The letter, seen by Express.co.uk, continued: “While the violence is unacceptable, the fact is that there are grievances, real and perceived, within the broader unionist community and that cannot be ignored by the UK Government.
“There is a strong sense within loyalist and unionist communities that no one is listening to them, and that nobody in authority in Whitehall has been honest with them about the consequences of Brexit.
“The most immediate step is therefore for the Government, at the highest level, to be seen to take an interest.
“As a matter of urgency, the Government must address the outworking of the protocol with Brussels.”
The letter said Mr Johnson and Mr Lewis “also need to rebuild trust with Dublin, which has been badly damaged and to breathe fresh life into the British Irish intergovernmental process that is a key part of the Belfast (Good Friday) Agreement”.

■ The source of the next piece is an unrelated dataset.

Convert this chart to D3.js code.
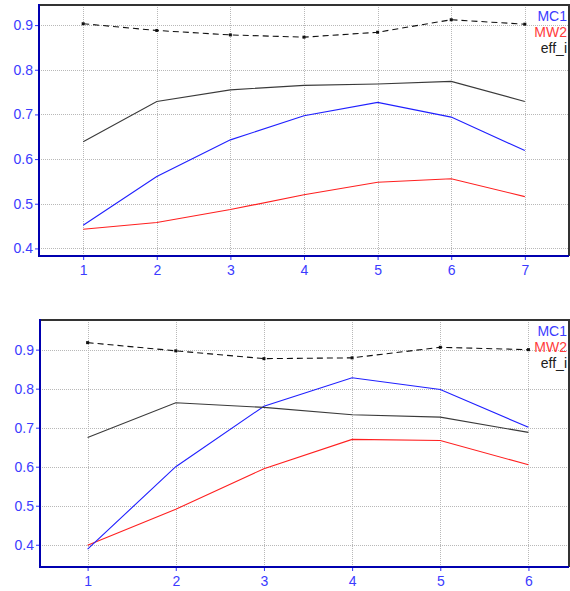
<!DOCTYPE html>
<html>
<head>
<meta charset="utf-8">
<script src="https://cdn.jsdelivr.net/npm/d3@7"></script>
<style>
  body { margin: 0; background: #fff; }
  svg { display: block; font-family: Arial, "Liberation Sans", sans-serif; }
</style>
</head>
<body>
<div id="chart"></div>
<script>
// data
const xTop = [1, 2, 3, 4, 5, 6, 7];
const mc1Top = [0.452, 0.561, 0.643, 0.697, 0.727, 0.694, 0.619];
const mw2Top = [0.443, 0.458, 0.487, 0.520, 0.548, 0.556, 0.516];
const effTop = [0.903, 0.888, 0.878, 0.873, 0.884, 0.912, 0.902];
const blackTop = [0.639, 0.729, 0.755, 0.765, 0.768, 0.774, 0.729];

const xBot = [1, 2, 3, 4, 5, 6];
const mc1Bot = [0.389, 0.600, 0.755, 0.828, 0.798, 0.701];
const mw2Bot = [0.399, 0.491, 0.595, 0.670, 0.667, 0.605];
const effBot = [0.918, 0.897, 0.877, 0.879, 0.906, 0.900];
const blackBot = [0.675, 0.764, 0.752, 0.733, 0.727, 0.688];

const yTicks = [0.4, 0.5, 0.6, 0.7, 0.8, 0.9];
const legendNames = ["MC1", "MW2", "eff_i"];
const legendColors = ["#3b3bff", "#ff3b3b", "#202020"];

const svg = d3.select('#chart').append('svg')
    .attr('width', 570)
    .attr('height', 591);

function drawPanel(cfg) {
    let x = d3.scaleLinear().domain(cfg.xDomain).range([cfg.left, cfg.right]);
    let y = d3.scaleLinear().domain(cfg.yDomain).range([cfg.bottom, cfg.top]);
    let g = svg.append('g');

    // grid
    g.append('g').selectAll('line')
        .data(yTicks)
        .enter().append('line')
        .attr('x1', cfg.left).attr('x2', cfg.right)
        .attr('y1', d => Math.round(y(d)) + 0.5).attr('y2', d => Math.round(y(d)) + 0.5)
        .style('stroke', '#b8b8b8')
        .style('stroke-dasharray', '1,1');
    g.append('g').selectAll('line')
        .data(cfg.xs)
        .enter().append('line')
        .attr('x1', d => Math.round(x(d)) + 0.5).attr('x2', d => Math.round(x(d)) + 0.5)
        .attr('y1', cfg.top).attr('y2', cfg.bottom)
        .style('stroke', '#b8b8b8')
        .style('stroke-dasharray', '1,1');

    // frame top / right
    g.append('path')
        .attr('d', `M${cfg.left},${cfg.top}H${cfg.right}V${cfg.bottom}`)
        .style('fill', 'none')
        .style('stroke', '#333')
        .style('stroke-width', 2);

    let line = d3.line()
        .x((d, i) => x(cfg.xs[i]))
        .y(d => y(d));

    let series = [
        { v: cfg.mw2, color: '#ff2020', dash: null },
        { v: cfg.mc1, color: '#2020ff', dash: null },
        { v: cfg.black, color: '#3a3a3a', dash: null },
        { v: cfg.eff, color: '#111', dash: '6,4' }
    ];
    g.append('g').selectAll('path')
        .data(series)
        .enter().append('path')
        .attr('d', d => line(d.v))
        .style('fill', 'none')
        .style('stroke', d => d.color)
        .style('stroke-width', 1.1)
        .style('stroke-dasharray', d => d.dash);

    g.append('g').selectAll('rect')
        .data(cfg.eff)
        .enter().append('rect')
        .attr('x', (d, i) => x(cfg.xs[i]) - 1.5)
        .attr('y', d => y(d) - 1.5)
        .attr('width', 3).attr('height', 3)
        .style('fill', '#111');

    // axes
    let yAxis = d3.axisLeft(y).tickValues(yTicks).tickFormat(d3.format('.1f')).tickSize(4).tickPadding(2);
    let xAxis = d3.axisBottom(x).tickValues(cfg.xs).tickFormat(d3.format('d')).tickSize(4).tickPadding(5);

    let ya = g.append('g').attr('transform', `translate(${cfg.left},0)`).call(yAxis);
    let xa = g.append('g').attr('transform', `translate(0,${cfg.bottom})`).call(xAxis);
    [ya, xa].forEach(a => {
        a.select('.domain').remove();
        a.selectAll('line').style('stroke', '#3030ff');
        a.selectAll('text').style('fill', '#3b3bff').style('font-size', '14px');
    });
    g.append('path')
        .attr('d', `M${cfg.left},${cfg.top - 1}V${cfg.bottom}H${cfg.right}`)
        .style('fill', 'none')
        .style('stroke', '#0000b0')
        .style('stroke-width', 2);

    // legend
    g.append('g').selectAll('text')
        .data(legendNames)
        .enter().append('text')
        .attr('x', 567)
        .attr('y', (d, i) => cfg.legendY + i * 16)
        .attr('text-anchor', 'end')
        .style('font-size', '14px')
        .style('fill', (d, i) => legendColors[i])
        .text(d => d);
}

drawPanel({
    xs: xTop, mc1: mc1Top, mw2: mw2Top, eff: effTop, black: blackTop,
    xDomain: [0.4, 7.6], yDomain: [0.383, 0.945],
    left: 39, right: 569, top: 5, bottom: 256, legendY: 21
});

drawPanel({
    xs: xBot, mc1: mc1Bot, mw2: mw2Bot, eff: effBot, black: blackBot,
    xDomain: [0.46, 6.46], yDomain: [0.343, 0.976],
    left: 40, right: 569, top: 320, bottom: 567, legendY: 336
});
</script>
</body>
</html>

It added: “The lesson of the past 50 years or more in Northern Ireland is that, if there is no forward movement, things do not stand still: they fall over.”
“It is the responsibility of the UK Government to ensure that does not happen because there is nothing more dangerous than a political vacuum.”
However, any agreement is expected to be tricky due to large divisions within the bloc with EU Commission Maros Sefcovic under pressure from hardliners.
A UK Government spokesman said: “We continue to be open to an arrangement based on equivalence, but we are clear that the UK cannot accept a veterinary agreement that is based on dynamic alignment with EU rules in perpetuity.”